ELECTRONIC-STATE-SPECIFIC TRANSITION-METAL CATION CHEMISTRY - FE++C3H8 AND N-C4H10

We present total reaction cross sections and product branching fractions for collisions of specific electronic states of Fe+ with the linear alkanes C3H8 and n-C4H10 at two collision energies each, 0.2 and 1.0 eV. Resonant two-photon ionization prepares specific electronic state distributions of Fe+, as described in the preceding paper. A crossed beam experiment using pulsed, time-of-flight mass spectrometry measures total reaction cross sections averaged over known state distributions, from which we extract state-specific cross sections.
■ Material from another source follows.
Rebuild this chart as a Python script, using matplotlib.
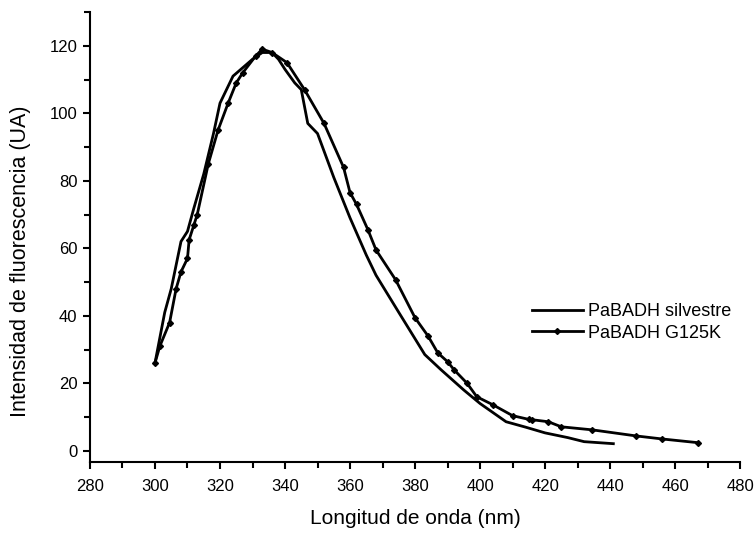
import matplotlib
matplotlib.use("Agg")
import matplotlib.pyplot as plt
from matplotlib.ticker import MultipleLocator

plt.rcParams['font.family'] = ['Liberation Sans', 'DejaVu Sans']

# PaBADH silvestre (línea continua)
x_silv = [300, 303, 305, 308, 310, 312, 315, 318, 320, 322, 324, 327, 330, 333,
          336, 338, 340, 343, 345, 347, 350, 355, 360, 365, 368, 375, 383, 388,
          395, 400, 408, 414, 420, 427, 432, 441]
y_silv = [26, 41, 48, 62, 65, 72, 82, 94, 103, 107, 111, 113.5, 116, 118,
          118, 116, 113, 109, 107, 97, 94, 81, 69, 58, 52, 41, 28.5, 24,
          18, 14, 8.6, 7, 5.3, 3.9, 2.7, 2.1]

# PaBADH G125K (línea con marcadores)
x_mut = [300, 301.5, 304.5, 306.5, 308, 310, 310.5, 312, 313, 316.4, 319.4, 322.5,
         325, 327, 331, 333, 336, 340.6, 346, 352, 358, 360, 362, 365.5, 368,
         374, 380, 384, 387, 390, 392, 396, 399, 404, 410, 415, 416, 421, 425,
         434.5, 448, 456, 467]
y_mut = [26, 31, 38, 48, 53, 57, 62.5, 67, 70, 85, 95, 103,
         109, 112, 117, 119, 118, 115, 107, 97, 84, 76.5, 73, 65.5, 59.5,
         50.7, 39.4, 34, 29, 26.4, 24, 20, 16, 13.6, 10.4, 9.3, 9.2, 8.6, 7.1,
         6.2, 4.4, 3.5, 2.4]

fig = plt.figure(figsize=(7.56, 5.34), dpi=100)
ax = fig.add_axes([0.119, 0.135, 0.860, 0.8425])

ax.plot(x_silv, y_silv, color='black', lw=2, label='PaBADH silvestre')
ax.plot(x_mut, y_mut, color='black', lw=2, marker='D', markersize=3,
        label='PaBADH G125K')

ax.set_xlim(280, 480)
ax.set_ylim(-3.3, 130)
ax.xaxis.set_major_locator(MultipleLocator(20))
ax.xaxis.set_minor_locator(MultipleLocator(10))
ax.yaxis.set_minor_locator(MultipleLocator(10))
ax.set_yticks([0, 20, 40, 60, 80, 100, 120])

for s in ['top', 'right']:
    ax.spines[s].set_visible(False)
for s in ['left', 'bottom']:
    ax.spines[s].set_linewidth(1.5)

ax.tick_params(which='major', direction='out', length=5, width=1.5,
               labelsize=12, colors='black')
ax.tick_params(axis='x', which='major', pad=7)
ax.tick_params(axis='y', which='major', pad=4)
ax.tick_params(which='minor', direction='out', length=4, width=1.5)

ax.set_xlabel('Longitud de onda (nm)', fontsize=15)
ax.set_ylabel('Intensidad de fluorescencia (UA)', fontsize=15.5)
ax.xaxis.set_label_coords(0.5, -0.104)
ax.yaxis.set_label_coords(-0.091, 0.447)

ax.legend(loc='center left', bbox_to_anchor=(0.68, 0.31), frameon=False,
          fontsize=13, handlelength=2.8, handletextpad=0.3, labelspacing=0.25,
          borderpad=0, borderaxespad=0)

fig.savefig('out.png', dpi=100)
The three lowest energy electronic terms of Fe+, 3d(6)4s(6D), 3d7(4F), and 3d(6)4s(4D), show remarkably similar reactivity with both alkanes. The relative cross section varies only a factor of 4 in Fe+ + C3H8 and less than a factor of 2 in Fe+ + C4H10, in spite of sampling both sextet and quartet spins, 3d(6)4s and 3d7 configurations, and a range of 1.1 eV electronic energy. Product branching between H-2 and alkane elimination is insensitive to initial electronic state as well. All reactions are inefficient compared with the Langevin cross section. We propose a model of Fe+ + alkane chemistry that assumes that all those Fe+ that insert in a C-H bond of the alkane proceed to elimination products. Spin-changing surface hops between diabatic potential surfaces correlating to different reactant asymptotes (i.e., electronic quenching) competes with bond insertion, explaining the low reactivity of the 3d7(4F) term.